THE TASK: Restate the whole of the material. Keep every word, and drop the pictures.

────────────────────────────────────────

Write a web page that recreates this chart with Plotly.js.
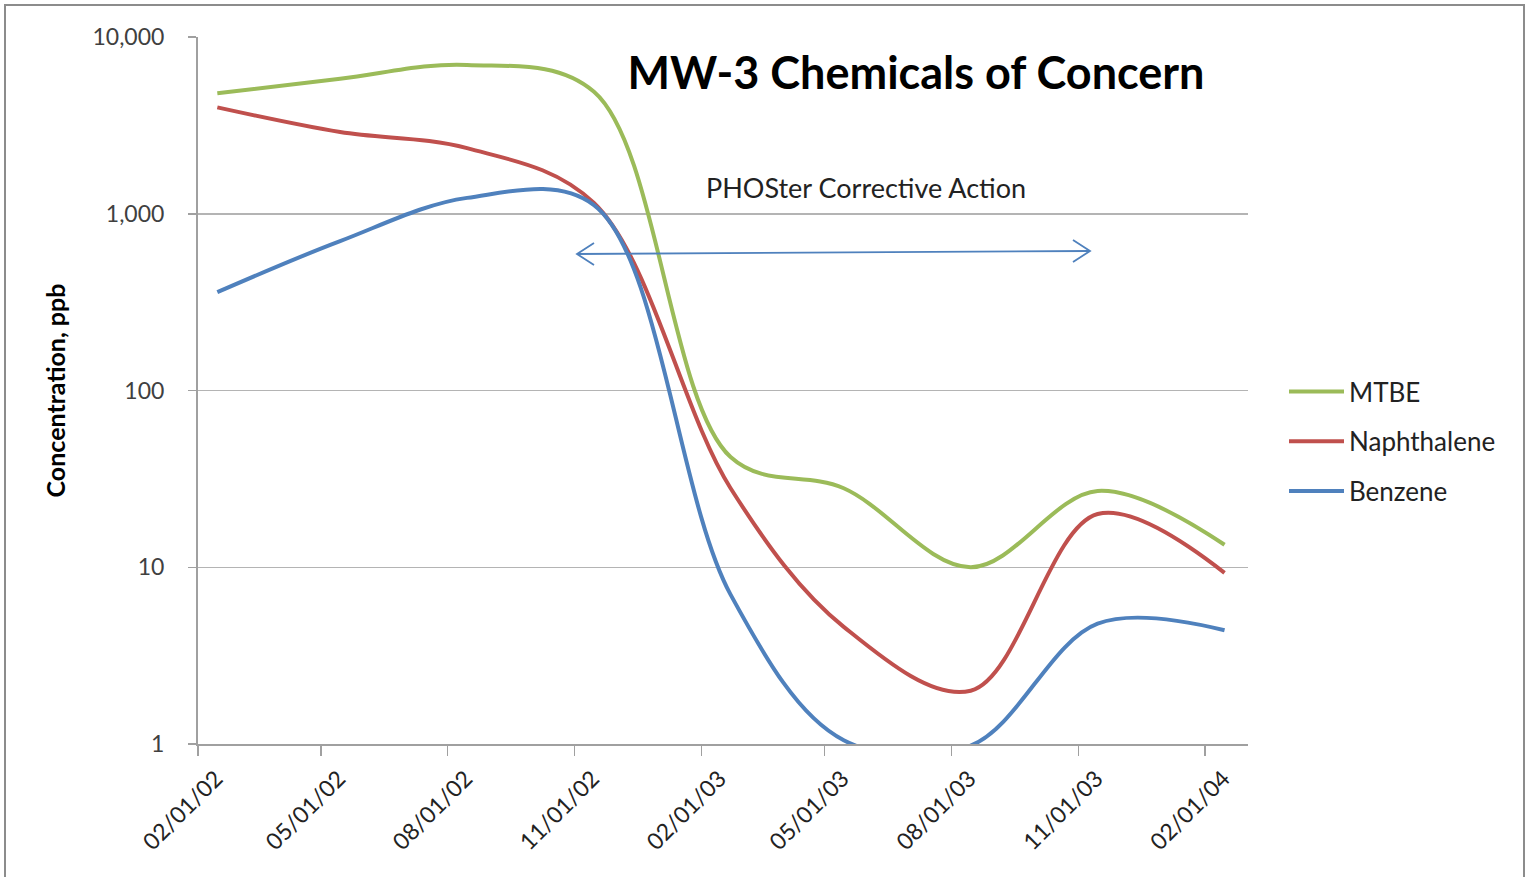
<!DOCTYPE html>
<html>
<head>
<meta charset="utf-8">
<script src="https://cdn.plot.ly/plotly-3.0.1.min.js"></script>
<style>html,body{margin:0;padding:0;background:#fff;}#chart{width:1531px;height:877px;}</style>
</head>
<body>
<div id="chart"></div>
<script>
// ---- data ----
const sampleDates = ['2002-02-15','2002-05-15','2002-08-15','2002-11-15','2003-02-22','2003-05-15','2003-08-15','2003-11-15','2004-02-15'];
const mtbe        = [4800, 5800, 6950, 4900, 42, 28, 10, 27, 13.4];
const naphthalene = [4000, 2900, 2350, 1150, 28, 4.6, 2.0, 20, 9.3];
const benzene     = [360, 700, 1230, 1120, 7, 1.05, 0.98, 4.8, 4.4];
const seriesNames = ['MTBE', 'Naphthalene', 'Benzene'];
const yTickVals = [1, 10, 100, 1000, 10000];
const yTickText = ['1', '10', '100', '1,000', '10,000'];
const chartTitle = 'MW-3 Chemicals of Concern';
const noteText = 'PHOSter Corrective Action';
const yTitle = 'Concentration, ppb';

// ---- layout geometry ----
const W = 1531, H = 877;
const L = 198, R = 1248, T = 37, B = 744;
const px = x => (x - L) / (R - L);
const py = y => (B - y) / (B - T);

const colors = ['#9bbb59', '#c0504d', '#4f81bd'];
const values = [mtbe, naphthalene, benzene];

const traces = seriesNames.map((n, i) => ({
  type: 'scatter', mode: 'lines', name: n,
  x: sampleDates, y: values[i],
  line: {color: colors[i], width: 4, shape: 'spline', smoothing: 1},
  legendgroup: n
}));

const arrowColor = '#4f81bd';
const shapes = [
  {type: 'line', xref: 'paper', yref: 'paper', x0: px(577), y0: py(254), x1: px(1090), y1: py(251),
   line: {color: arrowColor, width: 1.8}},
  {type: 'path', xref: 'paper', yref: 'paper',
   path: `M${px(594)},${py(243)} L${px(577)},${py(254)} L${px(594)},${py(265)}`,
   line: {color: arrowColor, width: 1.8}},
  {type: 'path', xref: 'paper', yref: 'paper',
   path: `M${px(1073)},${py(240)} L${px(1090)},${py(251)} L${px(1073)},${py(262)}`,
   line: {color: arrowColor, width: 1.8}},
  {type: 'rect', xref: 'paper', yref: 'paper', x0: px(5), y0: py(5), x1: px(1524), y1: py(890),
   line: {color: '#8c8c8c', width: 2}}
];

const layout = {
  width: W, height: H,
  margin: {l: L, r: W - R, t: T, b: H - B},
  paper_bgcolor: '#fff', plot_bgcolor: '#fff',
  font: {family: 'Lato, "Open Sans", sans-serif', color: '#222'},
  title: {text: '<b>' + chartTitle + '</b>', xref: 'container', yref: 'container',
          x: 916 / W, xanchor: 'center', y: 1 - 73 / H, yanchor: 'middle',
          font: {family: 'Lato, sans-serif', size: 45, color: '#000'}},
  xaxis: {
    type: 'date', range: ['2002-02-01', '2004-03-03'],
    tick0: '2002-02-01', dtick: 'M3', tickformat: '%m/%d/%y', tickangle: -45,
    ticks: 'outside', ticklen: 10, tickwidth: 1.5, tickcolor: '#a0a0a0',
    showline: true, linecolor: '#a0a0a0', linewidth: 2, showgrid: false,
    ticklabelshift: 18, ticklabelstandoff: 0,
    tickfont: {family: 'Lato, sans-serif', size: 23, color: '#222'}
  },
  yaxis: {
    type: 'log', range: [0, 4],
    tickvals: yTickVals, ticktext: yTickText,
    ticks: 'outside', ticklen: 8, tickwidth: 1.5, tickcolor: '#a0a0a0',
    showline: true, linecolor: '#a0a0a0', linewidth: 2,
    showgrid: true, gridcolor: '#b4b4b4', gridwidth: 1.5,
    ticklabelstandoff: 19,
    tickfont: {family: 'Lato, sans-serif', size: 23, color: '#404040'},
    title: {text: '<b>' + yTitle + '</b>', standoff: 20,
            font: {family: 'Lato, sans-serif', size: 25, color: '#000'}}
  },
  legend: {
    x: px(1284), xanchor: 'left', y: py(368), yanchor: 'top',
    traceorder: 'grouped', tracegroupgap: 13, itemwidth: 55,
    font: {family: 'Lato, sans-serif', size: 26, color: '#222'},
    bgcolor: 'rgba(0,0,0,0)'
  },
  showlegend: true,
  shapes: shapes,
  annotations: [
    {text: noteText, xref: 'paper', yref: 'paper', x: px(866), y: py(187),
     xanchor: 'center', yanchor: 'middle', showarrow: false,
     font: {family: 'Lato, sans-serif', size: 27, color: '#222'}}
  ]
};

Plotly.newPlot('chart', traces, layout, {displayModeBar: false, staticPlot: true});
</script>
</body>
</html>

────────────────────────────────────────

EXPECTED OUTPUT:
Write a web page that recreates this chart with Plotly.js.
<!DOCTYPE html>
<html>
<head>
<meta charset="utf-8">
<script src="https://cdn.plot.ly/plotly-3.0.1.min.js"></script>
<style>html,body{margin:0;padding:0;background:#fff;}#chart{width:1531px;height:877px;}</style>
</head>
<body>
<div id="chart"></div>
<script>
// ---- data ----
const sampleDates = ['2002-02-15','2002-05-15','2002-08-15','2002-11-15','2003-02-22','2003-05-15','2003-08-15','2003-11-15','2004-02-15'];
const mtbe        = [4800, 5800, 6950, 4900, 42, 28, 10, 27, 13.4];
const naphthalene = [4000, 2900, 2350, 1150, 28, 4.6, 2.0, 20, 9.3];
const benzene     = [360, 700, 1230, 1120, 7, 1.05, 0.98, 4.8, 4.4];
const seriesNames = ['MTBE', 'Naphthalene', 'Benzene'];
const yTickVals = [1, 10, 100, 1000, 10000];
const yTickText = ['1', '10', '100', '1,000', '10,000'];
const chartTitle = 'MW-3 Chemicals of Concern';
const noteText = 'PHOSter Corrective Action';
const yTitle = 'Concentration, ppb';

// ---- layout geometry ----
const W = 1531, H = 877;
const L = 198, R = 1248, T = 37, B = 744;
const px = x => (x - L) / (R - L);
const py = y => (B - y) / (B - T);

const colors = ['#9bbb59', '#c0504d', '#4f81bd'];
const values = [mtbe, naphthalene, benzene];

const traces = seriesNames.map((n, i) => ({
  type: 'scatter', mode: 'lines', name: n,
  x: sampleDates, y: values[i],
  line: {color: colors[i], width: 4, shape: 'spline', smoothing: 1},
  legendgroup: n
}));

const arrowColor = '#4f81bd';
const shapes = [
  {type: 'line', xref: 'paper', yref: 'paper', x0: px(577), y0: py(254), x1: px(1090), y1: py(251),
   line: {color: arrowColor, width: 1.8}},
  {type: 'path', xref: 'paper', yref: 'paper',
   path: `M${px(594)},${py(243)} L${px(577)},${py(254)} L${px(594)},${py(265)}`,
   line: {color: arrowColor, width: 1.8}},
  {type: 'path', xref: 'paper', yref: 'paper',
   path: `M${px(1073)},${py(240)} L${px(1090)},${py(251)} L${px(1073)},${py(262)}`,
   line: {color: arrowColor, width: 1.8}},
  {type: 'rect', xref: 'paper', yref: 'paper', x0: px(5), y0: py(5), x1: px(1524), y1: py(890),
   line: {color: '#8c8c8c', width: 2}}
];

const layout = {
  width: W, height: H,
  margin: {l: L, r: W - R, t: T, b: H - B},
  paper_bgcolor: '#fff', plot_bgcolor: '#fff',
  font: {family: 'Lato, "Open Sans", sans-serif', color: '#222'},
  title: {text: '<b>' + chartTitle + '</b>', xref: 'container', yref: 'container',
          x: 916 / W, xanchor: 'center', y: 1 - 73 / H, yanchor: 'middle',
          font: {family: 'Lato, sans-serif', size: 45, color: '#000'}},
  xaxis: {
    type: 'date', range: ['2002-02-01', '2004-03-03'],
    tick0: '2002-02-01', dtick: 'M3', tickformat: '%m/%d/%y', tickangle: -45,
    ticks: 'outside', ticklen: 10, tickwidth: 1.5, tickcolor: '#a0a0a0',
    showline: true, linecolor: '#a0a0a0', linewidth: 2, showgrid: false,
    ticklabelshift: 18, ticklabelstandoff: 0,
    tickfont: {family: 'Lato, sans-serif', size: 23, color: '#222'}
  },
  yaxis: {
    type: 'log', range: [0, 4],
    tickvals: yTickVals, ticktext: yTickText,
    ticks: 'outside', ticklen: 8, tickwidth: 1.5, tickcolor: '#a0a0a0',
    showline: true, linecolor: '#a0a0a0', linewidth: 2,
    showgrid: true, gridcolor: '#b4b4b4', gridwidth: 1.5,
    ticklabelstandoff: 19,
    tickfont: {family: 'Lato, sans-serif', size: 23, color: '#404040'},
    title: {text: '<b>' + yTitle + '</b>', standoff: 20,
            font: {family: 'Lato, sans-serif', size: 25, color: '#000'}}
  },
  legend: {
    x: px(1284), xanchor: 'left', y: py(368), yanchor: 'top',
    traceorder: 'grouped', tracegroupgap: 13, itemwidth: 55,
    font: {family: 'Lato, sans-serif', size: 26, color: '#222'},
    bgcolor: 'rgba(0,0,0,0)'
  },
  showlegend: true,
  shapes: shapes,
  annotations: [
    {text: noteText, xref: 'paper', yref: 'paper', x: px(866), y: py(187),
     xanchor: 'center', yanchor: 'middle', showarrow: false,
     font: {family: 'Lato, sans-serif', size: 27, color: '#222'}}
  ]
};

Plotly.newPlot('chart', traces, layout, {displayModeBar: false, staticPlot: true});
</script>
</body>
</html>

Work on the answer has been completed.